Sorry, I don't have the logs anymore. I will be sure to check for it
next time the problem occurs.

> > Instead of the tracker exiting I would have expected the current task to
> > be aborted and for it to continue on taking others. Below are the logs
> > from the problem with the block through to where the tracker was no
> > longer running.
> [ ... ]
> > Exception in thread "main" java.util.ConcurrentModificationException
> >         at java.util.TreeMap$EntryIterator.nextEntry(TreeMap.java:1048)
> >         at java.util.TreeMap$ValueIterator.next(TreeMap.java:1079)
> >         at
> > org.apache.nutch.mapred.TaskTracker.close(TaskTracker.java:130)
> >         at org.apache.nutch.mapred.TaskTracker.run(TaskTracker.java:281)
> >         at
> > org.apache.nutch.mapred.TaskTracker.main(TaskTracker.java:625)
> 
> I have seen this before.  It is a bug in the TaskTracker that I have not 
> yet had time to fix.  It is triggered by an unresponsive jobtracker, 
> which times out the tasktracker, assuming it is dead.  Then, when the 
> tasktracker's heartbeat arrives, the jobtracker does not recognize it, 
> which causes the tasktracker to close and restart.  The bug is in the 
> tasktracker's close method, which uses an iterator in an unsafe way.
> 
> It should instead use something like:
> 
>    while (tasks.size() != 0) {
>      TaskInProgress tip = (TaskInProgress)tasks.first();
>      tip.jobHasFinished();
>    }
> 
> What's in the jobtracker logs around this time?  Did it report this 
> tasktracker as lost?

The jobtracker did not indicate such a thing (via an exception anyway).
Tasktracker connections seem to be established and disconnected from
fairly frequently.
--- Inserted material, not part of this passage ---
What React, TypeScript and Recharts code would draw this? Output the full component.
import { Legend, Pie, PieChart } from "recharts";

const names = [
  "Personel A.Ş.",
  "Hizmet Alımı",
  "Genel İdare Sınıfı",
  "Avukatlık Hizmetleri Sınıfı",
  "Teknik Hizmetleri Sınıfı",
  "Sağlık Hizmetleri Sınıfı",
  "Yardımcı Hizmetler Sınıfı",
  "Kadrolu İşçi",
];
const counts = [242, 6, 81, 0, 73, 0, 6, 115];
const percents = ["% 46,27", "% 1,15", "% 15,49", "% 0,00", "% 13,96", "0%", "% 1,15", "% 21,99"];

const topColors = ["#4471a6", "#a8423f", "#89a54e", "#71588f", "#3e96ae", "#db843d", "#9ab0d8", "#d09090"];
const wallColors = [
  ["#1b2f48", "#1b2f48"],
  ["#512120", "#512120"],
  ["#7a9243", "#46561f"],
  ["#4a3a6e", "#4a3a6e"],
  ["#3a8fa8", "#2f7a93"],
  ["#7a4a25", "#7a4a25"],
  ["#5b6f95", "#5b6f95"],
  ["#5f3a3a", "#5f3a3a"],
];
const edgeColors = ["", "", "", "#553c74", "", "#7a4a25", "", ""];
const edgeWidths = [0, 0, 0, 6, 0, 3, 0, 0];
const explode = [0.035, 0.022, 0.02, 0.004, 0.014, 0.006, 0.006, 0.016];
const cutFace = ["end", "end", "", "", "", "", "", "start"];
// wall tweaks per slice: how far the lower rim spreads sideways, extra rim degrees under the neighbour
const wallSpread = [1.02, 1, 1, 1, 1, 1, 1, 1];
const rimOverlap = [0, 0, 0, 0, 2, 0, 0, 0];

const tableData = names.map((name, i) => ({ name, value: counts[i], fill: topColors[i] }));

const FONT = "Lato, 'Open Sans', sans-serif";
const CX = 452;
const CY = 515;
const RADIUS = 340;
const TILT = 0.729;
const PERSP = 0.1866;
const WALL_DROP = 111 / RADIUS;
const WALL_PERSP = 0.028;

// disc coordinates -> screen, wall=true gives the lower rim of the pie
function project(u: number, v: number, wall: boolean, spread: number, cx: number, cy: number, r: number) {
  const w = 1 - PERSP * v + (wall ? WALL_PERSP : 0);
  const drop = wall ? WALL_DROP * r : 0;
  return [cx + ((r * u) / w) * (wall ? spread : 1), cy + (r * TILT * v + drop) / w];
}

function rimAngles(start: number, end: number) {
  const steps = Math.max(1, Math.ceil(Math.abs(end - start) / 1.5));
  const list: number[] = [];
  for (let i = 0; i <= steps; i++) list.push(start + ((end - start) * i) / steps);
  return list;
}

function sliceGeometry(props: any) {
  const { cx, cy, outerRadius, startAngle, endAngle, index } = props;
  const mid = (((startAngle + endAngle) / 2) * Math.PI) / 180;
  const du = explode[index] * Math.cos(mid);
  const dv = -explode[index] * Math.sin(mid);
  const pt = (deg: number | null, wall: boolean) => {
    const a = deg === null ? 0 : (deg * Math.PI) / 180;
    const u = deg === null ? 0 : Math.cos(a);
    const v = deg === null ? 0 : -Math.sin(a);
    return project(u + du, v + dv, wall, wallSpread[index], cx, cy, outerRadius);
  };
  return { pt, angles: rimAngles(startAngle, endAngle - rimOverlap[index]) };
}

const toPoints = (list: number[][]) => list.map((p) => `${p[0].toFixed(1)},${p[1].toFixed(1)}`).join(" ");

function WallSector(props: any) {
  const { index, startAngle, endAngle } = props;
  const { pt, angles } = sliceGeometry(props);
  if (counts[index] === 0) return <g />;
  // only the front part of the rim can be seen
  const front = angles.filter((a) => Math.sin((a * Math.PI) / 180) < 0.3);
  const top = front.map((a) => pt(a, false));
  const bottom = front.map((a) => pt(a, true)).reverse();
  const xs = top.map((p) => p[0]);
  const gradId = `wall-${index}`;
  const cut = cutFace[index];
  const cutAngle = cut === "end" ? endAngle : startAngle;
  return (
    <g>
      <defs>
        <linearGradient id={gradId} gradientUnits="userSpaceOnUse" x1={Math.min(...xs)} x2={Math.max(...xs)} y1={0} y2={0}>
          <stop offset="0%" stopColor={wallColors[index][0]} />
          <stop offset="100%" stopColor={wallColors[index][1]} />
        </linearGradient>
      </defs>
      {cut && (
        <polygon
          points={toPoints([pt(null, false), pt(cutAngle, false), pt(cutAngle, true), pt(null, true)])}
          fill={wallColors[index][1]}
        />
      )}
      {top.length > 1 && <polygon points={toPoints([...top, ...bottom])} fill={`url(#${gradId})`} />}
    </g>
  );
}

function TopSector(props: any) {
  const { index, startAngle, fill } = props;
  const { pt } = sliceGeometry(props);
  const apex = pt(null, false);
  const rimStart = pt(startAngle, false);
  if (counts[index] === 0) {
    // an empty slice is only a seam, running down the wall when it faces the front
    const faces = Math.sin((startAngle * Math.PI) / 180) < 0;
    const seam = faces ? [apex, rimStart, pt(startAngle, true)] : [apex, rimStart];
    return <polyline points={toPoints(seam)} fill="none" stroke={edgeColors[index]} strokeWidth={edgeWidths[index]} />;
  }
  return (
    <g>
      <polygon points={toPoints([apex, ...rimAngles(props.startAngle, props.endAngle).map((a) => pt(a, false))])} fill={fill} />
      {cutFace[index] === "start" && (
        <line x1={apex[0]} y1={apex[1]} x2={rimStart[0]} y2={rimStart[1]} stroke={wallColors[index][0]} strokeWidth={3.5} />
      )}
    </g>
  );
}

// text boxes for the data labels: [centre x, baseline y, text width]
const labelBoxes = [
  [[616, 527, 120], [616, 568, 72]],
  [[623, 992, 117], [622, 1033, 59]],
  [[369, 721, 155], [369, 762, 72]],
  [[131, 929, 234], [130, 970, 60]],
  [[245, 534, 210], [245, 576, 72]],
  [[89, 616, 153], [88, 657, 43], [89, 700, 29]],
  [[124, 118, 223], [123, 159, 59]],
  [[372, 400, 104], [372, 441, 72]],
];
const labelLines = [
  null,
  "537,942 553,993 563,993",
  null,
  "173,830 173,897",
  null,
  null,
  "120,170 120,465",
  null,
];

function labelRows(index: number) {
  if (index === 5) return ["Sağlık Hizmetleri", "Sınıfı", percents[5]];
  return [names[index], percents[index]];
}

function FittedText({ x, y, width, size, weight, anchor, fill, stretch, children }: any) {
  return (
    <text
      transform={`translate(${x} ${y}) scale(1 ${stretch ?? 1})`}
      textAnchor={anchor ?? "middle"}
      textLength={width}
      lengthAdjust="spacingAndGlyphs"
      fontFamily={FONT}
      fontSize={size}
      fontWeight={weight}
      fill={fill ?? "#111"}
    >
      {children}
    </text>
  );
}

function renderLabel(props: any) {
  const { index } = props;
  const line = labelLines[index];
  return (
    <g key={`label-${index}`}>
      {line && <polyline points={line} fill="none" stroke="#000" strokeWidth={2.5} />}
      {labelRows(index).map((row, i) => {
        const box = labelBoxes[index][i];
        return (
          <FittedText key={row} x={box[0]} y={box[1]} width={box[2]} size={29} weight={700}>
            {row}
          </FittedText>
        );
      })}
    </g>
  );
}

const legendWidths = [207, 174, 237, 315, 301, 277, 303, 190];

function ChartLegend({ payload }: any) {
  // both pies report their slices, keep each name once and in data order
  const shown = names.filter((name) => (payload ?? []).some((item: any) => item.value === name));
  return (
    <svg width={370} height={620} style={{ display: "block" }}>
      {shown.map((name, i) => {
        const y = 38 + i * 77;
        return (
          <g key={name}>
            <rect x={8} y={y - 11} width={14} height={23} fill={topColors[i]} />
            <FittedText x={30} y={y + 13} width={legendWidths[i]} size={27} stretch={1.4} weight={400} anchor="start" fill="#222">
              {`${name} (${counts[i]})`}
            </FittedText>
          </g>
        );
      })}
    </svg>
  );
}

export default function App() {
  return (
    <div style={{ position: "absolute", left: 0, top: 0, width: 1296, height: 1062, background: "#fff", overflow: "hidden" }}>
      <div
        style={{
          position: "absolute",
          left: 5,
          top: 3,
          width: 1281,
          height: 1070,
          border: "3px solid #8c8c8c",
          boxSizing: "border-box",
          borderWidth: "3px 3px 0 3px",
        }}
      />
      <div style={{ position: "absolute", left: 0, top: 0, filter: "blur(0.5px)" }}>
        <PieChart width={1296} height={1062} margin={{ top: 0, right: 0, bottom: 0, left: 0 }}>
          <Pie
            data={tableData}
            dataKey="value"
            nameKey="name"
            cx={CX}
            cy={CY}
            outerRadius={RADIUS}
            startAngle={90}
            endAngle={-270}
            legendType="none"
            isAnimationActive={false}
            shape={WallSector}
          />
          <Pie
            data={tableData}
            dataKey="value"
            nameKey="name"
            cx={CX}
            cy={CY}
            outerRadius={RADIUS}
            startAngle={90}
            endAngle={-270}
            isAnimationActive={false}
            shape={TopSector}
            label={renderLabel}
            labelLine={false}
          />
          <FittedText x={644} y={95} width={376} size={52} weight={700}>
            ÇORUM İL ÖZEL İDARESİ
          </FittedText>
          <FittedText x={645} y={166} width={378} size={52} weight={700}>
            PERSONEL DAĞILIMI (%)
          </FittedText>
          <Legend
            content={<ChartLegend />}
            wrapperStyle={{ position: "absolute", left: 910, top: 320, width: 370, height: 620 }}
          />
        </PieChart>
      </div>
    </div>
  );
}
Perhaps this is what you mean?

> Was this all by chance at the start of an Indexer job?  That's when I've 
> seen this sort of thing.  This job has more input files than any other, 

Middle of a fetch actually.

-- 
Rod Taylor <rb...@sitesell.com>

Re: All trackers exited on all nodes

Posted by Doug Cutting <cu...@nutch.org>.

Rod Taylor wrote:
> Over night the trackers appeared to have difficulties finding a block
> from the datanode and eventually exited. The datanode reports serving
> the block mentioned below successfully on several earlier occasions.
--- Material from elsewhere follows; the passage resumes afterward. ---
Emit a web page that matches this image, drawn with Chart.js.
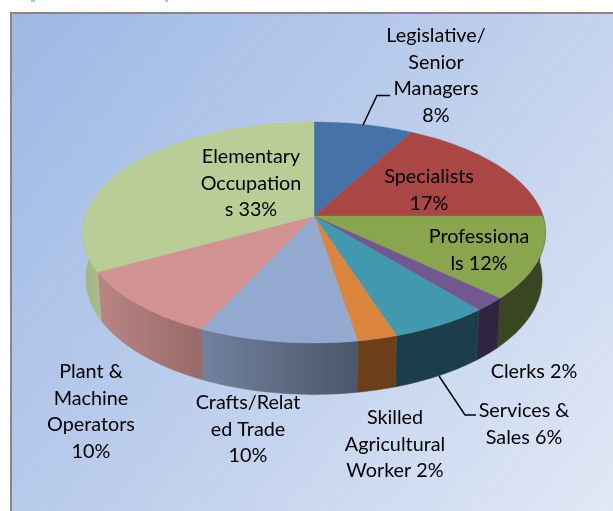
<!DOCTYPE html>
<html><head><meta charset="utf-8">
<style>html,body{margin:0;padding:0;background:#fff;overflow:hidden}canvas{display:block}</style>
<script src="https://cdn.jsdelivr.net/npm/chart.js@4"></script>
</head><body><canvas id="c" width="613" height="511"></canvas>
<script>
const categories=['Legislative/Senior Managers','Specialists','Professionals','Clerks','Services & Sales','Skilled Agricultural Worker','Crafts/Related Trade','Plant & Machine Operators','Elementary Occupations'];
const values=[8,17,12,2,6,2.4,9.6,10,33];
const labelLines=[['Legislative/','Senior','Managers','8%'],['Specialists','17%'],['Professiona','ls 12%'],['Clerks 2%'],['Services &','Sales 6%'],['Skilled','Agricultural','Worker 2%'],['Crafts/Relat','ed Trade','10%'],['Plant &','Machine','Operators','10%'],['Elementary','Occupation','s 33%']];
const topColors=['#4572A7','#AA4643','#89A54E','#71588F','#4198AF','#DB843D','#93A9CF','#D19392','#B9CD96'];
const wallLeft=['#4572A7','#AA4643','#3a4522','#2e2540','#1c3d4a','#6b4019','#72829f','#b98584','#a2b583'];
const wallRight=['#4572A7','#AA4643','#3a4522','#2e2540','#1c3d4a','#6b4019','#4b5669','#966a68','#aabc8a'];
const labelAnchors=[[436,36],[429,177],[479,237],[534,372],[524,411],[395,418],[248,403],[91,372],[251,157]];
const leaderLines=[[[390,95.5],[377,95.5],[363,125]],[[476,415],[465,415],[439,376]]];

const CX=314,CY=216,A=229,B=108,K=0.149,LINE=26.4;
function topPt(a){const u=Math.cos(a),v=Math.sin(a),w=1-K*v;return [CX+A*u/w,CY+B*v/w,v];}
function botPt(a){const p=topPt(a);return [CX+(p[0]-CX)*0.985,p[1]+45.5+6*p[2]];}

const pie3d={id:'pie3d',
 beforeDraw(ch){const c=ch.ctx;c.save();c.fillStyle='#fff';c.fillRect(0,0,613,511);
  c.fillStyle='#A9C8E8';c.fillRect(31,0,4,2);c.fillRect(165,0,3,2);
  const g=c.createLinearGradient(10,13,613,511);g.addColorStop(0,'#9DB8E4');g.addColorStop(0.5,'#BDCEEC');g.addColorStop(1,'#E1E8F6');
  c.fillStyle=g;c.fillRect(10,13,603,498);
  c.strokeStyle='#868686';c.lineWidth=2;c.beginPath();c.moveTo(11,511);c.lineTo(11,13);c.lineTo(613,13);c.stroke();c.restore();},
 beforeDatasetDraw(ch,args){const c=ch.ctx,arcs=args.meta.data;c.save();
  const lo=Math.PI*-0.03,hi=Math.PI*1.03;
  arcs.forEach((el,i)=>{
   const s=Math.max(el.startAngle,lo),e=Math.min(el.endAngle,hi);
   if(e<=s)return;
   const n=Math.ceil((e-s)*60),up=[],dn=[];
   for(let j=0;j<=n;j++){const a=s+(e-s)*j/n;up.push(topPt(a));dn.push(botPt(a));}
   const xs=up.concat(dn).map(p=>p[0]),x0=Math.min(...xs),x1=Math.max(...xs);
   const g=c.createLinearGradient(x0,0,x1,0);g.addColorStop(0,wallLeft[i]);g.addColorStop(1,wallRight[i]);
   c.fillStyle=g;c.strokeStyle=g;c.lineWidth=0.5;c.beginPath();
   up.forEach((p,k)=>k?c.lineTo(p[0],p[1]):c.moveTo(p[0],p[1]));
   dn.reverse().forEach(p=>c.lineTo(p[0],p[1]));c.closePath();c.fill();c.stroke();
  });
  arcs.forEach((el,i)=>{
   const n=Math.ceil((el.endAngle-el.startAngle)*60);
   c.fillStyle=topColors[i];c.strokeStyle=topColors[i];c.lineWidth=0.4;c.beginPath();c.moveTo(CX,CY);
   for(let j=0;j<=n;j++){const p=topPt(el.startAngle+(el.endAngle-el.startAngle)*j/n);c.lineTo(p[0],p[1]);}
   c.closePath();c.fill();c.stroke();
  });
  c.restore();return false;},
 afterDraw(ch){const c=ch.ctx;c.save();
  c.strokeStyle='#000';c.lineWidth=1.5;
  leaderLines.forEach(l=>{c.beginPath();l.forEach((p,k)=>k?c.lineTo(p[0],p[1]):c.moveTo(p[0],p[1]));c.stroke();});
  c.fillStyle='#000';c.font='19.8px Lato';c.textAlign='center';c.textBaseline='middle';
  labelLines.forEach((ls,i)=>ls.forEach((t,k)=>c.fillText(t,labelAnchors[i][0],labelAnchors[i][1]+k*LINE)));
  c.restore();}
};
new Chart(document.getElementById('c'),{type:'pie',
 data:{labels:categories,datasets:[{data:values,backgroundColor:topColors,borderWidth:0}]},
 options:{responsive:false,animation:false,plugins:{legend:{display:false},tooltip:{enabled:false}}},
 plugins:[pie3d]});
</script></body></html>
Were all of the datanodes still alive?  If so, then the problem is 
probably that heartbeats from the datanodes to the namenode were 
delayed, so that the namenode assumed the datanodes were dead.  This can 
sometimes happen when the namenode becomes severely loaded.  What is in 
the namenode's logs around this time?  Does it report some datanodes as 
lost?

> Instead of the tracker exiting I would have expected the current task to
> be aborted and for it to continue on taking others. Below are the logs
> from the problem with the block through to where the tracker was no
> longer running.
[ ... ]
> Exception in thread "main" java.util.ConcurrentModificationException
>         at java.util.TreeMap$EntryIterator.nextEntry(TreeMap.java:1048)
>         at java.util.TreeMap$ValueIterator.next(TreeMap.java:1079)
>         at
> org.apache.nutch.mapred.TaskTracker.close(TaskTracker.java:130)
>         at org.apache.nutch.mapred.TaskTracker.run(TaskTracker.java:281)
>         at
> org.apache.nutch.mapred.TaskTracker.main(TaskTracker.java:625)
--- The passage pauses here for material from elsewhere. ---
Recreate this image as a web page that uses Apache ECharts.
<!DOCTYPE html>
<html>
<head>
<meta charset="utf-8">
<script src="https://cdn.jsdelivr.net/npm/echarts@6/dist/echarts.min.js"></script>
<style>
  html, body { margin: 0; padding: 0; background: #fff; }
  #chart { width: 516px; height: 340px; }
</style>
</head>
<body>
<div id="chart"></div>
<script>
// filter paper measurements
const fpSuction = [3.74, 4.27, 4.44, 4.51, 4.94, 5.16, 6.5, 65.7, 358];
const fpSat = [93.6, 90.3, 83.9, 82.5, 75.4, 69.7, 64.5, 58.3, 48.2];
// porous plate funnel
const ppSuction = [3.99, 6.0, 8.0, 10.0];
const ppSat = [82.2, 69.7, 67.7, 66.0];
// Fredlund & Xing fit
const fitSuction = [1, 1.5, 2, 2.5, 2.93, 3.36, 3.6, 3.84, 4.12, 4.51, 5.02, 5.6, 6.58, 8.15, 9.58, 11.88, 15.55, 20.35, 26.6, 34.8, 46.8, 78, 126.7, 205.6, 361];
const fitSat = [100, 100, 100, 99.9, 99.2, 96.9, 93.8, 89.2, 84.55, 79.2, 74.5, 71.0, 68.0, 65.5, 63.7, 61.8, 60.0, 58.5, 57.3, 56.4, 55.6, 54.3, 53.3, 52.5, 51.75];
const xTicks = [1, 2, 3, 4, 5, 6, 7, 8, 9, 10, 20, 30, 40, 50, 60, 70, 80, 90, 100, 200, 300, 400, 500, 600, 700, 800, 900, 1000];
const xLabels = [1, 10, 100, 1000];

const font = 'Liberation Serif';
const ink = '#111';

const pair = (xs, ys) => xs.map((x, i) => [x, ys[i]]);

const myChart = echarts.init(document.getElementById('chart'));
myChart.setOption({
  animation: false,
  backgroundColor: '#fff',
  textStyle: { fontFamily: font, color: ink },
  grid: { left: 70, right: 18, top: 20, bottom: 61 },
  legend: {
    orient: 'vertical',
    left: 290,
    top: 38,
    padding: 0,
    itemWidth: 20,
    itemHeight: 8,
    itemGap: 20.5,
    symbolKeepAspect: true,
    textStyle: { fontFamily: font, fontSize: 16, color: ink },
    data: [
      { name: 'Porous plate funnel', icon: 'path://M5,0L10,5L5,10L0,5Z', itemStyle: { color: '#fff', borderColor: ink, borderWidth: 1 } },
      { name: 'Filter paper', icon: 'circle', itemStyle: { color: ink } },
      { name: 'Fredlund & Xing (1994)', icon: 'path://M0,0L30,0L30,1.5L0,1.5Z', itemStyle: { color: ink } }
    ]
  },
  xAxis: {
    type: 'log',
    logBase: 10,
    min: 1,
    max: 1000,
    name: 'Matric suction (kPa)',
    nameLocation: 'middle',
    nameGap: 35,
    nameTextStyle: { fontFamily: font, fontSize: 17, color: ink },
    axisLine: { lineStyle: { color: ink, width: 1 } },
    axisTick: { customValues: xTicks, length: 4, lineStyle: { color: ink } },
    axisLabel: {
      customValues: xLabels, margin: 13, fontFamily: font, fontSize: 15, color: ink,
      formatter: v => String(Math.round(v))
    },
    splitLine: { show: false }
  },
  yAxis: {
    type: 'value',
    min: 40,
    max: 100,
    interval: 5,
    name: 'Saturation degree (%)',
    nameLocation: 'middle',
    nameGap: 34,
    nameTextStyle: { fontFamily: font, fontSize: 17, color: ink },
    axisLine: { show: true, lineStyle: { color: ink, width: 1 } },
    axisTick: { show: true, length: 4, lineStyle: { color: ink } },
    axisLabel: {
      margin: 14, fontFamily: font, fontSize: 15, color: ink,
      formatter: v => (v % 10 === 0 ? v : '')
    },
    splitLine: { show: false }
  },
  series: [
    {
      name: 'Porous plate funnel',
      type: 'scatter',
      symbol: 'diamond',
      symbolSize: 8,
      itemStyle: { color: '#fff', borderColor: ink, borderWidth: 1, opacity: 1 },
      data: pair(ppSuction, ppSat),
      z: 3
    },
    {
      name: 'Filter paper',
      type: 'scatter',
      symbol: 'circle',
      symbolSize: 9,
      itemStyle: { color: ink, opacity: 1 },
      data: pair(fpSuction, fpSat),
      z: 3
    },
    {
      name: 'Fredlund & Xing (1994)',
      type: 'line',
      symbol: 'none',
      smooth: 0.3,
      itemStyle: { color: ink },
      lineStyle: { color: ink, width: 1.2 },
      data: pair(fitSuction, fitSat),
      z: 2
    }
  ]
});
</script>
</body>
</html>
I have seen this before.  It is a bug in the TaskTracker that I have not 
yet had time to fix.  It is triggered by an unresponsive jobtracker, 
which times out the tasktracker, assuming it is dead.  Then, when the 
tasktracker's heartbeat arrives, the jobtracker does not recognize it, 
which causes the tasktracker to close and restart.  The bug is in the 
tasktracker's close method, which uses an iterator in an unsafe way.

It should instead use something like:

   while (tasks.size() != 0) {
     TaskInProgress tip = (TaskInProgress)tasks.first();
     tip.jobHasFinished();
   }

What's in the jobtracker logs around this time?  Did it report this 
tasktracker as lost?

Was this all by chance at the start of an Indexer job?  That's when I've 
seen this sort of thing.  This job has more input files than any other, 
and my guess is that constructing the splits (which ties up the 
jobtracker) can for some reason take longer than the timeout, although 
it really shouldn't...

Doug